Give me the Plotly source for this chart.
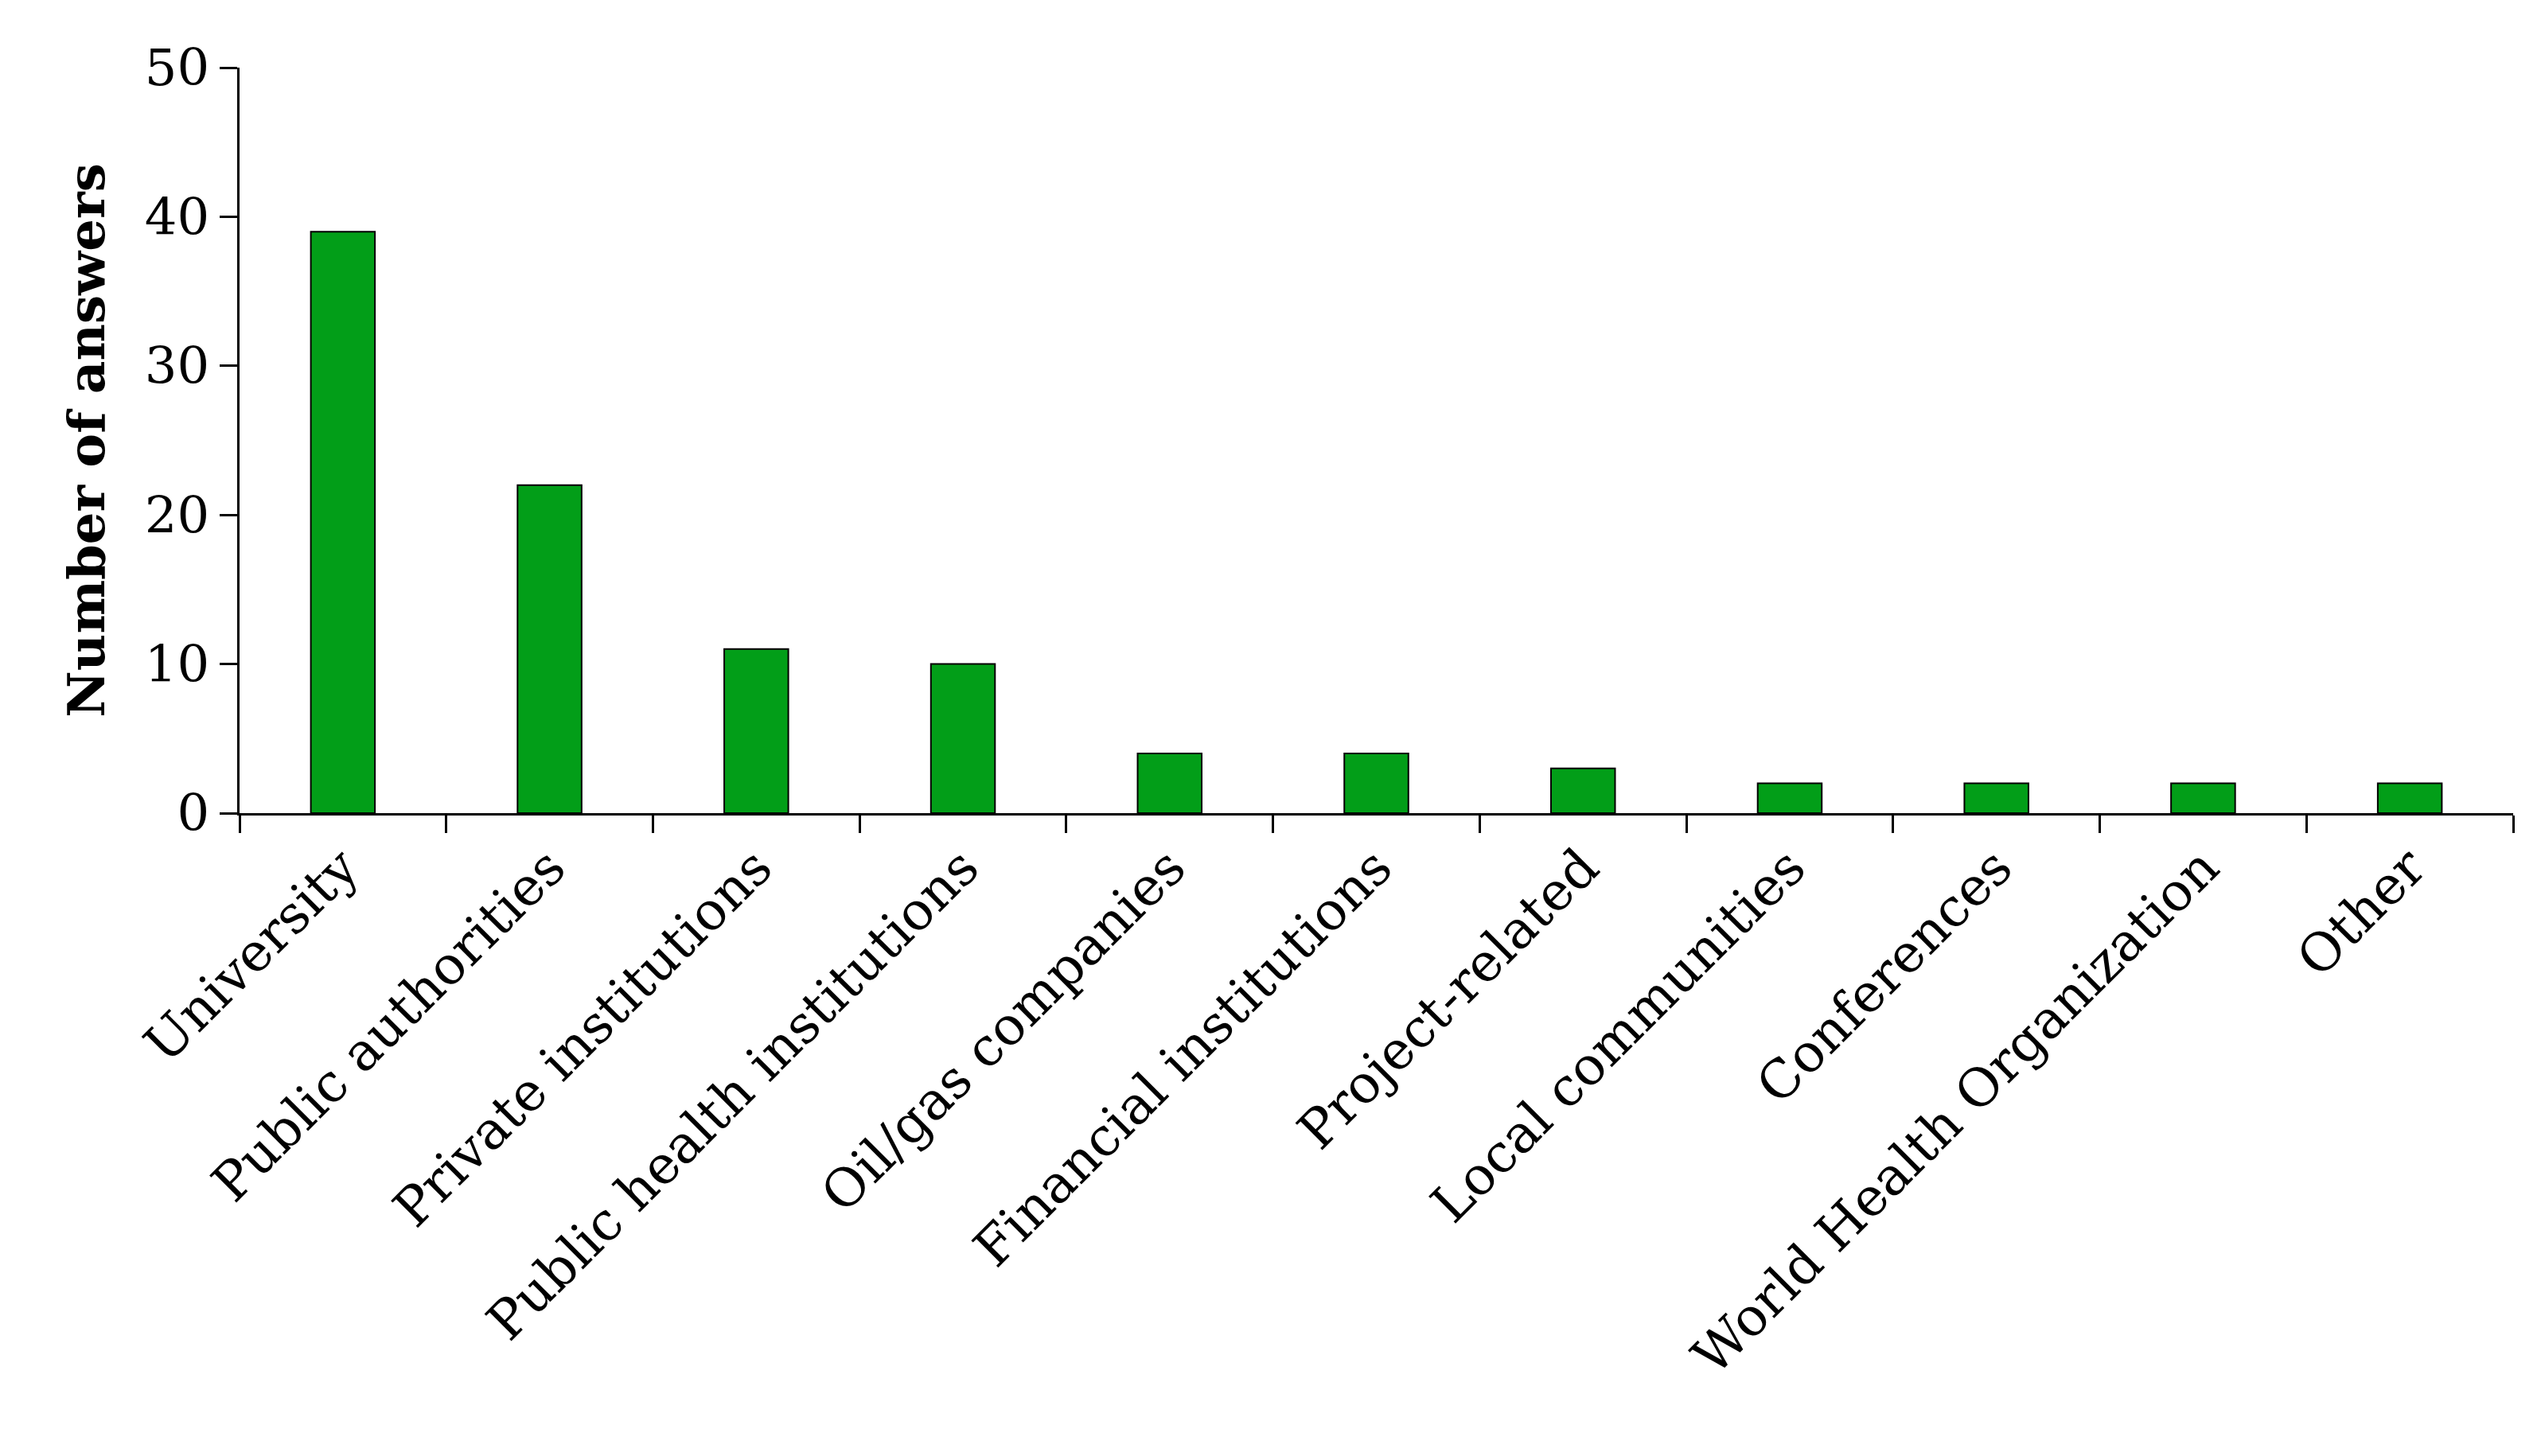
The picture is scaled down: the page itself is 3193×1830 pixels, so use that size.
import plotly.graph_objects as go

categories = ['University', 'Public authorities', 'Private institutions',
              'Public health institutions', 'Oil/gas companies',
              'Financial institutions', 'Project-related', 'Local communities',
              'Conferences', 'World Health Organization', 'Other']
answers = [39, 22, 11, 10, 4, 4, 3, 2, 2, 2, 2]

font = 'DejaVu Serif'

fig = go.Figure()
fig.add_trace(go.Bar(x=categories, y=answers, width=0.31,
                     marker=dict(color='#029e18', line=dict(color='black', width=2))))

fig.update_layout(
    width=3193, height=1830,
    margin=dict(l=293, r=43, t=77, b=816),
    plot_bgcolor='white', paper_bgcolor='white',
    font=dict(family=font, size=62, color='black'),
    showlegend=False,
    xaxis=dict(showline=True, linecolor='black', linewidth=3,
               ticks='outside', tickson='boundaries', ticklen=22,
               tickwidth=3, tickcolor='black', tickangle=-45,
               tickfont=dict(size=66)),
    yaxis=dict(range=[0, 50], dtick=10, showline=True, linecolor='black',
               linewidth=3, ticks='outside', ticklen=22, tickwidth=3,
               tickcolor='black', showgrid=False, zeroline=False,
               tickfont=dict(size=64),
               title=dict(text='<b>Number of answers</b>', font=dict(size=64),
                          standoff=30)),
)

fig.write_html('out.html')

* * * * *

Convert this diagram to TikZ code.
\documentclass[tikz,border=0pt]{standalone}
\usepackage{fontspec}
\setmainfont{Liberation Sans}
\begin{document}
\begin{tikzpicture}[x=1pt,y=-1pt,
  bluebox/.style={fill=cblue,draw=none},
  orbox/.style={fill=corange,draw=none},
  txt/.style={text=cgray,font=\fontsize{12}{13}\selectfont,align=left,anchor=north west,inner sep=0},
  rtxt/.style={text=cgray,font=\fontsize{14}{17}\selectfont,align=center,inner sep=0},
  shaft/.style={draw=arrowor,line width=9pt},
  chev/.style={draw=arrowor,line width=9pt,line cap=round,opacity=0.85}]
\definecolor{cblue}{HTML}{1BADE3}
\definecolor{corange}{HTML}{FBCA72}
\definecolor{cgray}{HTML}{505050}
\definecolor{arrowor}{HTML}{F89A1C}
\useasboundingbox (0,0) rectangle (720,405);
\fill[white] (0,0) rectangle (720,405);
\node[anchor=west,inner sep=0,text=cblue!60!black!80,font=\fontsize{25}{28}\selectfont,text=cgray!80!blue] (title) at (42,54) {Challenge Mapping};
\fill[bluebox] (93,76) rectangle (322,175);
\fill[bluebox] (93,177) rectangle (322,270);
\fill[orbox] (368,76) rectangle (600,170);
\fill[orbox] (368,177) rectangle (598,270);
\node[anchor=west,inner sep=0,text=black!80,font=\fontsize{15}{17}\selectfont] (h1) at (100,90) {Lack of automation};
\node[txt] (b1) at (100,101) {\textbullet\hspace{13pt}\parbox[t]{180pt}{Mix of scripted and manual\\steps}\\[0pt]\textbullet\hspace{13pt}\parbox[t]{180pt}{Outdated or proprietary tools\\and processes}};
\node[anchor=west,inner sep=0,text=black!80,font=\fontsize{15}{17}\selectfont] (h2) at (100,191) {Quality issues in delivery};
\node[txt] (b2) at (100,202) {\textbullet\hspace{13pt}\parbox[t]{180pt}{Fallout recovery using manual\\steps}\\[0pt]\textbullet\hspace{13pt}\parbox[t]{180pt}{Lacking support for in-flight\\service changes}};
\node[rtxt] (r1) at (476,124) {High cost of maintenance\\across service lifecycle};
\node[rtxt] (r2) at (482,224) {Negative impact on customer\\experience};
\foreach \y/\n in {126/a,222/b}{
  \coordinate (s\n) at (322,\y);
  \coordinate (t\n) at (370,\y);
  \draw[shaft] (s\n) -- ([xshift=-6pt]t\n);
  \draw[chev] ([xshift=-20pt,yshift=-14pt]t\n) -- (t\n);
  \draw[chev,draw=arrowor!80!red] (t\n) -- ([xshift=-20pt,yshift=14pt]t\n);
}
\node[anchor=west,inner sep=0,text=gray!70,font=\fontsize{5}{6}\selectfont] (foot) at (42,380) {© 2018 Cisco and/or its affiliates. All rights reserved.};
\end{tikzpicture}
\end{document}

* * * * *

→ **Task objective**: Look above for the line with "Give me the Plotly source for this chart." and the line with "font = 'DejaVu Serif'"; set down those two lines and all lines between them exactly, without pictures and without anything else.

→ **Right answer**:
Give me the Plotly source for this chart.
The picture is scaled down: the page itself is 3193×1830 pixels, so use that size.
import plotly.graph_objects as go

categories = ['University', 'Public authorities', 'Private institutions',
              'Public health institutions', 'Oil/gas companies',
              'Financial institutions', 'Project-related', 'Local communities',
              'Conferences', 'World Health Organization', 'Other']
answers = [39, 22, 11, 10, 4, 4, 3, 2, 2, 2, 2]

font = 'DejaVu Serif'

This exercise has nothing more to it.